● Exercise details
Below are some records; work out how many of their lines contain "component" and give the number only.

----------------

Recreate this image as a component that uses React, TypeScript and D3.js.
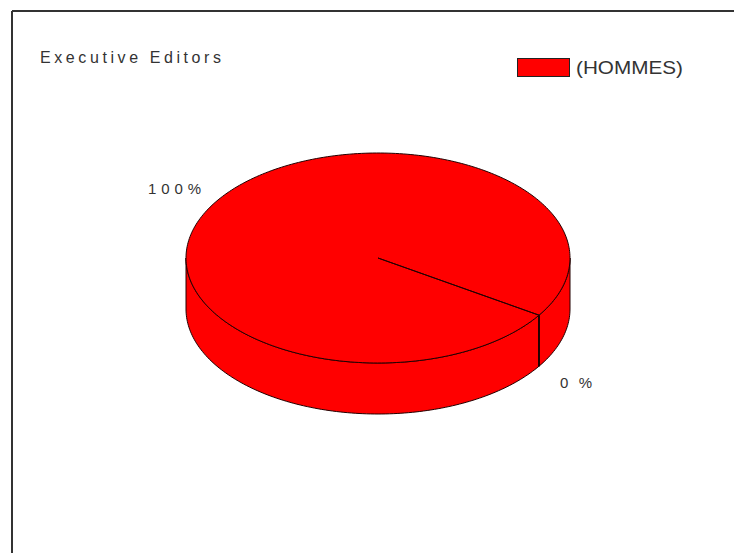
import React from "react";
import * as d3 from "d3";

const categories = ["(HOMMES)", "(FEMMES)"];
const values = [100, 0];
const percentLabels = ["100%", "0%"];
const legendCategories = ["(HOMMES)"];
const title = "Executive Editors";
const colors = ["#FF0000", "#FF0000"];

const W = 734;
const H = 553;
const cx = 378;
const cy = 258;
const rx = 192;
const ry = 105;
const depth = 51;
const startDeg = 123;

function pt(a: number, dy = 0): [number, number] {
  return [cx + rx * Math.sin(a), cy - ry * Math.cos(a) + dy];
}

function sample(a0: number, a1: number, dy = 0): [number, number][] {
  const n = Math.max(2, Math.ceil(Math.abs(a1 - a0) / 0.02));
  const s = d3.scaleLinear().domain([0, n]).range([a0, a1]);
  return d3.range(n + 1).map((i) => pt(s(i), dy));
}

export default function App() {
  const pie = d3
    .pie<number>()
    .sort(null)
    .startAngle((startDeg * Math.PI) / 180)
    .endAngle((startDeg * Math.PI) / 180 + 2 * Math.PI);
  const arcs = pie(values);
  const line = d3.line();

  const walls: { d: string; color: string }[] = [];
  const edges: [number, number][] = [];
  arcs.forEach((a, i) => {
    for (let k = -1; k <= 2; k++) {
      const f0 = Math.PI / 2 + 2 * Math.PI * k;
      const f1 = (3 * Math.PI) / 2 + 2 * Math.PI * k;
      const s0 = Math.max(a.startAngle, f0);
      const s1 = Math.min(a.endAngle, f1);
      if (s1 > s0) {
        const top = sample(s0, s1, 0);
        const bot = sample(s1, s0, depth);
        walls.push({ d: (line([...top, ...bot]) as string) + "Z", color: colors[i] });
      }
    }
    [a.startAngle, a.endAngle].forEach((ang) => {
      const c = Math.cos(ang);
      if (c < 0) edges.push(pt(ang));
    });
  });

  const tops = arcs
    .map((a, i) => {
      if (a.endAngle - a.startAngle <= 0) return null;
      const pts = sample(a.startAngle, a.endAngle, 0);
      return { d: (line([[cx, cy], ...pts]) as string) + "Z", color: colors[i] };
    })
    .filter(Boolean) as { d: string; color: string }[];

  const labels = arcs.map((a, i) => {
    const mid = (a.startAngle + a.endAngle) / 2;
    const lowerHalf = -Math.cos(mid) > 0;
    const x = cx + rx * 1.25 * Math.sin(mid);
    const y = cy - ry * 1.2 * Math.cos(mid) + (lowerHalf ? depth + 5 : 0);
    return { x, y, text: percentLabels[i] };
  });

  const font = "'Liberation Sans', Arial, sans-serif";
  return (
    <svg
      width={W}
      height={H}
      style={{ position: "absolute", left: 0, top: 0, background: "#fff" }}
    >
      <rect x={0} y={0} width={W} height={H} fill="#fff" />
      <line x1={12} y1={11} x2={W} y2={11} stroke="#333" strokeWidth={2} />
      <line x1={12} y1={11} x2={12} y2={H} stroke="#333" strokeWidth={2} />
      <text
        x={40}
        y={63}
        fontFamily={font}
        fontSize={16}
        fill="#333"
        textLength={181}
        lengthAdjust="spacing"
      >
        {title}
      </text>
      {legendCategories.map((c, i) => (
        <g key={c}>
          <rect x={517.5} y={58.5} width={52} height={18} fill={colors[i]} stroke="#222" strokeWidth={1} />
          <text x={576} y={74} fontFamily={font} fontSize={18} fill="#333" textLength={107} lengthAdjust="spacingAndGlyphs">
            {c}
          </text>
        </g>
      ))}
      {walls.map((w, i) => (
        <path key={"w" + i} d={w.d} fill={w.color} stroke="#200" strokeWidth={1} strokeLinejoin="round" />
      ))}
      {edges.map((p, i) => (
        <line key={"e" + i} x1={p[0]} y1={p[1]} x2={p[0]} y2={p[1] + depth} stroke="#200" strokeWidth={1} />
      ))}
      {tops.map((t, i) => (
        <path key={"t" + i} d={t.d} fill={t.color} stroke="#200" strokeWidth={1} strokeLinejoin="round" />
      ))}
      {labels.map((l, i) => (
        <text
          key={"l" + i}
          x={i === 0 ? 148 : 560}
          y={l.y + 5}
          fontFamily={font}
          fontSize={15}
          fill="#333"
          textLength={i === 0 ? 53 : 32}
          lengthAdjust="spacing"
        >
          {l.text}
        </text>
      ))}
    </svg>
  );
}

----------------

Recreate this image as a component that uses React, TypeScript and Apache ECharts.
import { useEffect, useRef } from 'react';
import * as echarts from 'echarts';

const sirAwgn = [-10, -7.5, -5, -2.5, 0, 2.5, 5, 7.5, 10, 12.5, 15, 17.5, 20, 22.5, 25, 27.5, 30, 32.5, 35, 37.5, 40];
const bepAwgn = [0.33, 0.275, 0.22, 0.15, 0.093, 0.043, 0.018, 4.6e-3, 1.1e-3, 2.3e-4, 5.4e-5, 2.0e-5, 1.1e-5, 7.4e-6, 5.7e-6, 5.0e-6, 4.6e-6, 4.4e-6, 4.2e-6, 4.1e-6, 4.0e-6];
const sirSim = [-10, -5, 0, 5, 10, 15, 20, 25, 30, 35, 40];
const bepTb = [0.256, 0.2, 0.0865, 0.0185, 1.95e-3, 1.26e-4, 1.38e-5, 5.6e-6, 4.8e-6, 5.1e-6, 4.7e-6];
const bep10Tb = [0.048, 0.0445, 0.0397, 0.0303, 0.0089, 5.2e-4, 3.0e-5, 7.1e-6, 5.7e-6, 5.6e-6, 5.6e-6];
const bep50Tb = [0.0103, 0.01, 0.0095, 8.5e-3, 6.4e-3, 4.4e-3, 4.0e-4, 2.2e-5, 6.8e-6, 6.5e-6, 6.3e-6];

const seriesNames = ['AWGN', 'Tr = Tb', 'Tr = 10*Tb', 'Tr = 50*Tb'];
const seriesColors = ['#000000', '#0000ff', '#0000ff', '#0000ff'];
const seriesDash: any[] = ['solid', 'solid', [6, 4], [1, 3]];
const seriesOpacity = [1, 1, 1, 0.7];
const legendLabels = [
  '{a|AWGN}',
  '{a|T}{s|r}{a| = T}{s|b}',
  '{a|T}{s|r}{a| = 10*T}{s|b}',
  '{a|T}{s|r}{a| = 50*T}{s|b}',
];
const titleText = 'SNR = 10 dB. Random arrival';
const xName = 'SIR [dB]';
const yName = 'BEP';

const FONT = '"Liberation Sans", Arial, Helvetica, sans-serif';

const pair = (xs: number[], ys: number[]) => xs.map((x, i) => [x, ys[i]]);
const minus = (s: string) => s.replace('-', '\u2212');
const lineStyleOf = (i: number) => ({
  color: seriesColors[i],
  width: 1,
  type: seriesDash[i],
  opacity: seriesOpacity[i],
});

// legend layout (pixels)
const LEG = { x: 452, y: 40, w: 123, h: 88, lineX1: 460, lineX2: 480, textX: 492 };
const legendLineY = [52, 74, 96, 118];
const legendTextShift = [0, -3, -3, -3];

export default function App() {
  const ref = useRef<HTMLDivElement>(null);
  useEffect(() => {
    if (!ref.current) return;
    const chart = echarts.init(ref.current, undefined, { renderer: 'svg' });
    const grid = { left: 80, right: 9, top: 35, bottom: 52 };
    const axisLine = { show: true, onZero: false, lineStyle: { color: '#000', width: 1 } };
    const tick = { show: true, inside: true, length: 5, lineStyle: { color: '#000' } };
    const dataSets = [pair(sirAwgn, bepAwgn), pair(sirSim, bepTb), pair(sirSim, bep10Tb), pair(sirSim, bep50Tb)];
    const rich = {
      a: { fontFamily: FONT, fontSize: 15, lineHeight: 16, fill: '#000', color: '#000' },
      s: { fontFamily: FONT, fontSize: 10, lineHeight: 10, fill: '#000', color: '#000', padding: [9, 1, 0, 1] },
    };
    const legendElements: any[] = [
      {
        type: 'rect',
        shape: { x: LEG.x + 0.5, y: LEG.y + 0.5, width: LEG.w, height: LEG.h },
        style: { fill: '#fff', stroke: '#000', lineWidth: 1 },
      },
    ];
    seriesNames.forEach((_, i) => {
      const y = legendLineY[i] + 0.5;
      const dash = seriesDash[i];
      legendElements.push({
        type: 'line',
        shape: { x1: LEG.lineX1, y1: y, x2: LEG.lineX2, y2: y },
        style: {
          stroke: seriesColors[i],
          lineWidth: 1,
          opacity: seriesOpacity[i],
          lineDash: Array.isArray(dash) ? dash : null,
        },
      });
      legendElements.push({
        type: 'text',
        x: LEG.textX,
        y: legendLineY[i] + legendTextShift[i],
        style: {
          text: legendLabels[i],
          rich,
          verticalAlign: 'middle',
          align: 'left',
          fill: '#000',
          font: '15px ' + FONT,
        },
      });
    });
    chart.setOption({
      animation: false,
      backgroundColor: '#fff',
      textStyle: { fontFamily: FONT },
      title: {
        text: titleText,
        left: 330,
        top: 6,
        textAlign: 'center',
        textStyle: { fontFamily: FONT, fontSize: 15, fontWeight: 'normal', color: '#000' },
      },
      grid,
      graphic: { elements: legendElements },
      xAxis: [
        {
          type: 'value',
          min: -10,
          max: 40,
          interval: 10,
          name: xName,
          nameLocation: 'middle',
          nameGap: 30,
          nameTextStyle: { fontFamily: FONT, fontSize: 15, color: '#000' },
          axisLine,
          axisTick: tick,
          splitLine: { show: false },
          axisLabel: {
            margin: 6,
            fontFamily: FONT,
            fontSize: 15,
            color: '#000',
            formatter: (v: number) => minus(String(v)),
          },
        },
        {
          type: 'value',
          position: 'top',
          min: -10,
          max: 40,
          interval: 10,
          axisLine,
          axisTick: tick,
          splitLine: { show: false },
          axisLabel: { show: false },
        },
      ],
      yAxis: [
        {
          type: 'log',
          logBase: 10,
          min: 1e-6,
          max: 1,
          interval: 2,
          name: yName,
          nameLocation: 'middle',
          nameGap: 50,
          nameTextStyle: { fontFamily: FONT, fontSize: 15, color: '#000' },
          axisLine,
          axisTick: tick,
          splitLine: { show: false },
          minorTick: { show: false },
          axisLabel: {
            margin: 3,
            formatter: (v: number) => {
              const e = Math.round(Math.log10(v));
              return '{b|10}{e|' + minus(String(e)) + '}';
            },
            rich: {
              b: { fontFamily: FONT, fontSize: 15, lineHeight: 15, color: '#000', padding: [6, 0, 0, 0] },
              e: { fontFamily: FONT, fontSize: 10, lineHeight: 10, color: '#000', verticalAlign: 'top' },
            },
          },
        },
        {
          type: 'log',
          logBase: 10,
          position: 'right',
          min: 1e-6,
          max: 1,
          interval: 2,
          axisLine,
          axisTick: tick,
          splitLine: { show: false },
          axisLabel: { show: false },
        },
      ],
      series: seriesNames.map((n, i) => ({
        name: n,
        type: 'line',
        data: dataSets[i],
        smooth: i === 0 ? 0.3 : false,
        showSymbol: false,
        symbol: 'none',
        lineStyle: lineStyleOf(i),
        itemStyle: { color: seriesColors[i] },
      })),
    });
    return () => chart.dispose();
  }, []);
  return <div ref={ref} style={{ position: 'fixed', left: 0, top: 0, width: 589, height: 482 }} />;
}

----------------

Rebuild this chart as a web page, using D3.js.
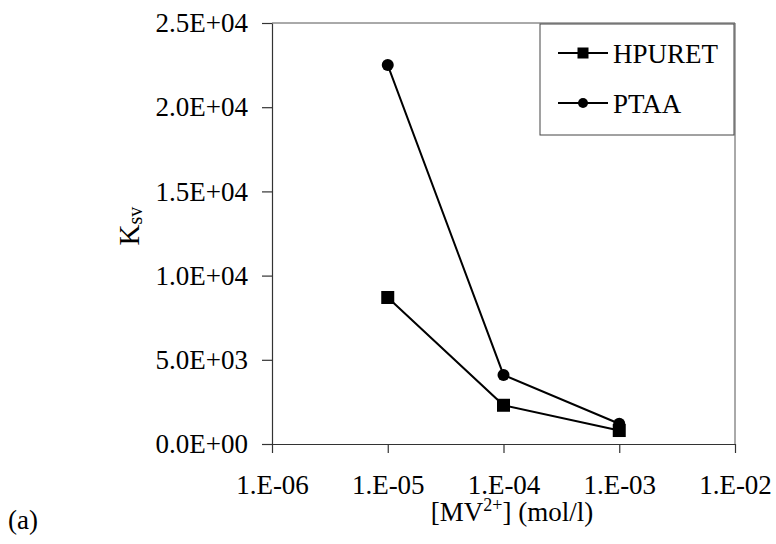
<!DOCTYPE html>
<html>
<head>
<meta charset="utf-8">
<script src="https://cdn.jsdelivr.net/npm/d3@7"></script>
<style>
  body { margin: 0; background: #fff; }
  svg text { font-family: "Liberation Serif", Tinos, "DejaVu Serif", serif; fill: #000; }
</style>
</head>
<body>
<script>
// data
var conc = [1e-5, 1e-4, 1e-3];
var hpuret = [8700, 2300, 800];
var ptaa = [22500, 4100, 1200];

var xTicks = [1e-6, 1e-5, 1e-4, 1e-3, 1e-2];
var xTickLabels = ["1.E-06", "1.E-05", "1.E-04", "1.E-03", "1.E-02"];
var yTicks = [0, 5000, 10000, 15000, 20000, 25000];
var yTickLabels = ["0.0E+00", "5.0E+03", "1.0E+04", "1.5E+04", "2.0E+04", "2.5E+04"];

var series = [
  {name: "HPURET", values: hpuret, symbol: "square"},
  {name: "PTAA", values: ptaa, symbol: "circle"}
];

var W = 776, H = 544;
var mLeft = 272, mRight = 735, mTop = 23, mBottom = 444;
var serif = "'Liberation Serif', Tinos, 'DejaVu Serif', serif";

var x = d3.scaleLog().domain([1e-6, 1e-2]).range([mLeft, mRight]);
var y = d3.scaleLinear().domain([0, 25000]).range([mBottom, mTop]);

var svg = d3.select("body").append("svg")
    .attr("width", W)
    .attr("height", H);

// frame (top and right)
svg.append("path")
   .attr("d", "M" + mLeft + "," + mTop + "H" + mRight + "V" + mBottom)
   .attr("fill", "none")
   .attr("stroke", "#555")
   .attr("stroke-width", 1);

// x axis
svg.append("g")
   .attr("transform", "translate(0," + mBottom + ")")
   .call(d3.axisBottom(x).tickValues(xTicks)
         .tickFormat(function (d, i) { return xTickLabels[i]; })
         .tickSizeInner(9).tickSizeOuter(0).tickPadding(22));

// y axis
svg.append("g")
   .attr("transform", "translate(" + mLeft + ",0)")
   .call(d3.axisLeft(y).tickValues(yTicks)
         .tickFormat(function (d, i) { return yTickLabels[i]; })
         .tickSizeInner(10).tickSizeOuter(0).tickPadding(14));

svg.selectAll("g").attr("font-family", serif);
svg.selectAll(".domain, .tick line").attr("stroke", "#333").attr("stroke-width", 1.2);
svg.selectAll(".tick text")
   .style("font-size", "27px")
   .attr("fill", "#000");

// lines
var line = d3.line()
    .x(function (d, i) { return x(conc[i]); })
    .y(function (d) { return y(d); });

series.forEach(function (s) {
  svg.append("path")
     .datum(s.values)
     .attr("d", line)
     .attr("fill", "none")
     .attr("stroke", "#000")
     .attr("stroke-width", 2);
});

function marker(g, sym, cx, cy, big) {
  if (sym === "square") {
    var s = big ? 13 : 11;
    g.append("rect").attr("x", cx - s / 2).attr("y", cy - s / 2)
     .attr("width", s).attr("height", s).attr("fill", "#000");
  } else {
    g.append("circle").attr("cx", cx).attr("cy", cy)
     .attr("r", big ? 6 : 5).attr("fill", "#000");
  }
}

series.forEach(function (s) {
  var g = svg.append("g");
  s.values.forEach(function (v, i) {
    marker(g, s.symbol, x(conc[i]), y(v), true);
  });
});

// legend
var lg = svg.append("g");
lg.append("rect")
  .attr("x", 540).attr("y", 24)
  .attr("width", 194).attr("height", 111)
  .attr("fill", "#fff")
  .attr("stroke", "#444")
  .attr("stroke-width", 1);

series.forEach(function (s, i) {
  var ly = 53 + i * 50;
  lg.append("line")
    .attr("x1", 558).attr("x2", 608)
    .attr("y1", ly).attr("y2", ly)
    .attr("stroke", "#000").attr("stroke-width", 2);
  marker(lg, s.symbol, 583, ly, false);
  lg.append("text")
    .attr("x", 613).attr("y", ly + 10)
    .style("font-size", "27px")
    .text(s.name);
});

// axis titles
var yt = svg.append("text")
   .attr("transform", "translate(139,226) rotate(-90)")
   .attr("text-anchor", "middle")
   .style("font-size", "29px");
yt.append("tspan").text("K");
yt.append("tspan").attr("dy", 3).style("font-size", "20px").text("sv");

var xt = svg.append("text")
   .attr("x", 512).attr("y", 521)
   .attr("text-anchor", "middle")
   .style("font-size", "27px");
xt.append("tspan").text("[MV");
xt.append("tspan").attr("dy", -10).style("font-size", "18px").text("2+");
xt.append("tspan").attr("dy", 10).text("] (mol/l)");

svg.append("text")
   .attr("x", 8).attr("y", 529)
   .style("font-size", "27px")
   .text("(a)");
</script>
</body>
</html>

----------------

● Task output
2